Charles Colson sent an urgent message to his supporters on Nov. 20, charging the seven judges on the Supreme Court of the State of Florida with "judicial usurpation" and "partisanship."
He charged the court was "interfering in the electoral process" and acting "on its own motion."
Colson, the founder and chairman of Prison Fellowship Ministries (PFM), also asserted in his national e-mail that the "media have said almost nothing about the seven judges" being appointed by Democratic governors.
Providing the names and telephone numbers of these seven justices, Colson urged his followers to lobby them not to interfere in the electoral process.
PFM is a not-for-profit volunteer-based organization that ministers to prisoners and their families.
While Colson charged judges with partisanship and claimed the media were avoiding full disclosure, he engaged in his own partisanship and failure of disclosure.
Governor Jeb Bush, through executive order, restored Colson's civil rights in October. Colson, a convicted felon, had lost his right to vote, practice law and serve on a jury more than 25 years ago after he was sent to jail for his involvement in the Watergate scandal.
Colson has a home in Naples, Fla.
Bush, the brother of Republican Party presidential candidate George W. Bush, said Colson "certainly has served his time," according to the New York Times.
"The crime that he committed was a serious one, but I think it's time to move on," said Jeb Bush. "I know him. He's a great guy."
Colson also failed to mention Governor George W. Bush's strong support of PFM's project with the Texas Department of Corrections.

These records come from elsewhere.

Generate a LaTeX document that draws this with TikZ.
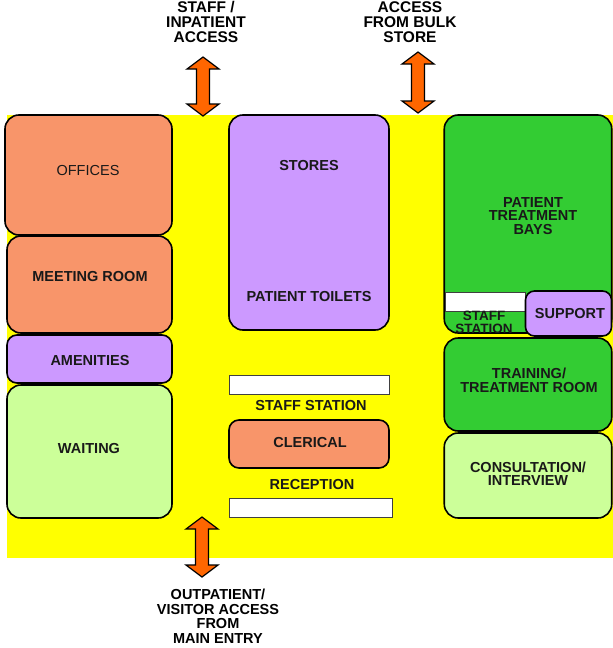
\documentclass[tikz,border=0pt]{standalone}
\usepackage{fontspec}
\setmainfont{Liberation Sans}
\usetikzlibrary{positioning}

\definecolor{planyellow}{HTML}{FFFF00}
\definecolor{salmon}{HTML}{F8956A}
\definecolor{lilac}{HTML}{CC99FF}
\definecolor{bedgreen}{HTML}{33CC33}
\definecolor{palegreen}{HTML}{CCFF99}
\definecolor{doororange}{HTML}{FF6600}

\tikzset{
  room/.style={draw=black, line width=1.6pt, rounded corners=14pt, inner sep=0pt},
  desk/.style={draw=black!75, line width=0.8pt, fill=white, inner sep=0pt},
  txt/.style={font=\bfseries\fontsize{14.5}{13.5}\selectfont, text=black!90, align=center},
  accesstxt/.style={font=\bfseries\fontsize{15.5}{14.8}\selectfont, align=center},
  door/.style={draw=black, line width=1.2pt, fill=doororange, line join=miter}
}

% double headed access arrow: centre x, top tip y, bottom tip y
\newcommand{\accessarrow}[3]{
  \draw[door] (#1,#2) -- (#1+16,#2+12) -- (#1+6.5,#2+12) -- (#1+6.5,#3-12)
    -- (#1+16,#3-12) -- (#1,#3) -- (#1-16,#3-12) -- (#1-6.5,#3-12)
    -- (#1-6.5,#2+12) -- (#1-16,#2+12) -- cycle;
}

\begin{document}
\begin{tikzpicture}[x=1pt, y=-1pt]
  \useasboundingbox (0,0) rectangle (613,648);

  \fill[planyellow] (7,115) rectangle (613,558);

  % left wing
  \node[room, fill=salmon, minimum width=167, minimum height=120] (offices) at (88.5,175) {};
  \node[room, fill=salmon, minimum width=165, minimum height=97] (meeting) at (89.5,284.5) {};
  \node[room, fill=lilac, rounded corners=10pt, minimum width=165, minimum height=48] (amenities) at (89.5,359) {};
  \node[room, fill=palegreen, minimum width=165, minimum height=133] (waiting) at (89.5,451.5) {};

  % centre
  \node[room, fill=lilac, minimum width=160, minimum height=215] (stores) at (309,222.5) {};
  \node[desk, minimum width=160, minimum height=19] (staffdesk) at (309,384.5) {};
  \node[room, fill=salmon, rounded corners=10pt, minimum width=160, minimum height=48] (clerical) at (309,444) {};
  \node[desk, minimum width=163, minimum height=19] (receptiondesk) at (310.5,507.5) {};

  % right wing
  \node[room, fill=bedgreen, minimum width=167.5, minimum height=218] (bays) at (528,224) {};
  \node[desk, minimum width=80, minimum height=19] (baysdesk) at (485,301.5) {};
  \node[room, fill=lilac, rounded corners=9pt, minimum width=86, minimum height=45] (support) at (568.5,313.5) {};
  \node[room, fill=bedgreen, minimum width=167.5, minimum height=93] (training) at (528,384.5) {};
  \node[room, fill=palegreen, minimum width=167.5, minimum height=85] (consult) at (528,475.5) {};

  % room names
  \node[txt, font=\fontsize{14.5}{13}\selectfont] (officestxt) at (88,171) {OFFICES};
  \node[txt] (meetingtxt) at (90,277) {MEETING ROOM};
  \node[txt] (amenitiestxt) at (90,361) {AMENITIES};
  \node[txt] (waitingtxt) at (89,449) {WAITING};
  \node[txt] (storestxt) at (309,166) {STORES};
  \node[txt] (toiletstxt) at (309,297) {PATIENT TOILETS};
  \node[txt] (staffstationtxt) at (311,406) {STAFF STATION};
  \node[txt] (clericaltxt) at (310,443) {CLERICAL};
  \node[txt] (receptiontxt) at (312,485) {RECEPTION};
  \node[txt] (baystxt) at (533,216) {PATIENT\\TREATMENT\\BAYS};
  \node[txt, font=\bfseries\fontsize{13.5}{13}\selectfont] (baysdesktxt) at (484,322) {STAFF\\STATION};
  \node[txt] (supporttxt) at (570,314) {SUPPORT};
  \node[txt] (trainingtxt) at (529,380.5) {TRAINING/\\TREATMENT ROOM};
  \node[txt] (consulttxt) at (528,473.5) {CONSULTATION/\\INTERVIEW};

  % access points
  \accessarrow{203}{57}{116}
  \accessarrow{418}{52}{113}
  \accessarrow{202}{517}{577}

  \node[accesstxt] (staffaccess) at (206,22) {STAFF /\\INPATIENT\\ACCESS};
  \node[accesstxt] (bulkaccess) at (410,22) {ACCESS\\FROM BULK\\STORE};
  \node[accesstxt, font=\bfseries\fontsize{14.5}{14.5}\selectfont] (mainaccess) at (218,616) {OUTPATIENT/\\VISITOR ACCESS\\FROM\\MAIN ENTRY};
\end{tikzpicture}
\end{document}
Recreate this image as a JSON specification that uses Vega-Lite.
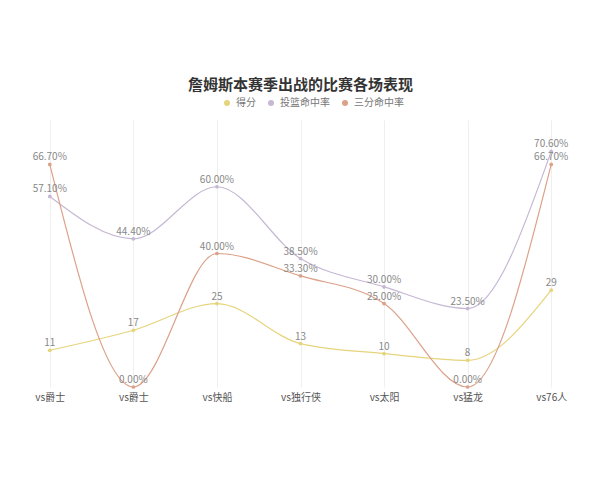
{
  "$schema": "https://vega.github.io/schema/vega-lite/v6.json",
  "autosize": "none",
  "width": 585,
  "height": 267,
  "padding": {"left": 8, "top": 120, "right": 7, "bottom": 93},
  "background": "white",
  "title": {
    "text": "詹姆斯本赛季出战的比赛各场表现",
    "font": "Noto Sans CJK SC",
    "fontSize": 15,
    "fontWeight": "bold",
    "color": "#333333",
    "anchor": "middle",
    "offset": 5
  },
  "config": {
    "view": {"stroke": null},
    "font": "Noto Sans CJK SC"
  },
  "data": {
    "values": [
      {"i": 0, "game": "vs爵士", "metric": "得分", "value": 11},
      {"i": 1, "game": "vs爵士", "metric": "得分", "value": 17},
      {"i": 2, "game": "vs快船", "metric": "得分", "value": 25},
      {"i": 3, "game": "vs独行侠", "metric": "得分", "value": 13},
      {"i": 4, "game": "vs太阳", "metric": "得分", "value": 10},
      {"i": 5, "game": "vs猛龙", "metric": "得分", "value": 8},
      {"i": 6, "game": "vs76人", "metric": "得分", "value": 29},
      {"i": 0, "game": "vs爵士", "metric": "投篮命中率", "value": 57.1},
      {"i": 1, "game": "vs爵士", "metric": "投篮命中率", "value": 44.4},
      {"i": 2, "game": "vs快船", "metric": "投篮命中率", "value": 60.0},
      {"i": 3, "game": "vs独行侠", "metric": "投篮命中率", "value": 38.5},
      {"i": 4, "game": "vs太阳", "metric": "投篮命中率", "value": 30.0},
      {"i": 5, "game": "vs猛龙", "metric": "投篮命中率", "value": 23.5},
      {"i": 6, "game": "vs76人", "metric": "投篮命中率", "value": 70.6},
      {"i": 0, "game": "vs爵士", "metric": "三分命中率", "value": 66.7},
      {"i": 1, "game": "vs爵士", "metric": "三分命中率", "value": 0},
      {"i": 2, "game": "vs快船", "metric": "三分命中率", "value": 40.0},
      {"i": 3, "game": "vs独行侠", "metric": "三分命中率", "value": 33.3},
      {"i": 4, "game": "vs太阳", "metric": "三分命中率", "value": 25.0},
      {"i": 5, "game": "vs猛龙", "metric": "三分命中率", "value": 0},
      {"i": 6, "game": "vs76人", "metric": "三分命中率", "value": 66.7}
    ]
  },
  "transform": [
    {
      "calculate": "datum.metric == '得分' ? format(datum.value, 'd') : format(datum.value, '.2f') + '%'",
      "as": "label"
    }
  ],
  "encoding": {
    "x": {
      "field": "i",
      "type": "ordinal",
      "scale": {"paddingInner": 0, "paddingOuter": 0}
    },
    "y": {
      "field": "value",
      "type": "quantitative",
      "scale": {"domain": [0, 80], "nice": false},
      "axis": null
    },
    "color": {
      "field": "metric",
      "type": "nominal",
      "scale": {
        "domain": ["得分", "投篮命中率", "三分命中率"],
        "range": ["#e6d47c", "#c6b8d4", "#dca189"]
      },
      "legend": {
        "orient": "none",
        "legendX": 214,
        "legendY": -22,
        "direction": "horizontal",
        "title": null,
        "symbolType": "circle",
        "symbolSize": 36,
        "symbolStrokeWidth": 0,
        "labelFontSize": 10,
        "labelColor": "#777777",
        "labelOffset": 4,
        "columnPadding": 10
      }
    }
  },
  "layer": [
    {
      "mark": {"type": "line", "interpolate": "monotone", "strokeWidth": 1.2},
      "encoding": {
        "x": {
          "field": "i",
          "type": "ordinal",
          "axis": {
            "title": null,
            "labelAngle": 0,
            "labelExpr": "['vs爵士','vs爵士','vs快船','vs独行侠','vs太阳','vs猛龙','vs76人'][datum.value]",
            "labelFontSize": 10,
            "labelColor": "#555555",
            "labelPadding": 5,
            "domain": false,
            "ticks": false,
            "grid": false
          }
        }
      }
    },
    {
      "mark": {"type": "point", "filled": true, "size": 14, "opacity": 1},
      "encoding": {
        "x": {
          "field": "i",
          "type": "ordinal",
          "axis": {
            "title": null,
            "labels": false,
            "domain": false,
            "ticks": false,
            "grid": true,
            "bandPosition": 0,
            "gridColor": "#efefef",
            "gridWidth": 1
          }
        }
      }
    },
    {
      "mark": {
        "type": "text",
        "baseline": "middle",
        "dy": -7,
        "fontSize": 10,
        "color": "#888888"
      },
      "encoding": {
        "x": {"field": "i", "type": "ordinal", "axis": null},
        "text": {"field": "label"},
        "color": {"value": "#888888"}
      }
    }
  ],
  "resolve": {"axis": {"x": "independent"}}
}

Three years ago, PFM started the nation's first faith-based prison pre-release program. Texas state government provided space, food and guards for PFM's program, according to Jim Jones, religion editor at the Fort Worth Star-Telegram.
Before Colson picks the speck out of the eye of Florida judges and the media, he might want to examine the beam in his own eye.
Inspecting one's own eye is a commendable practice for all Christian partisans.
Robert Parham is BCE's executive director.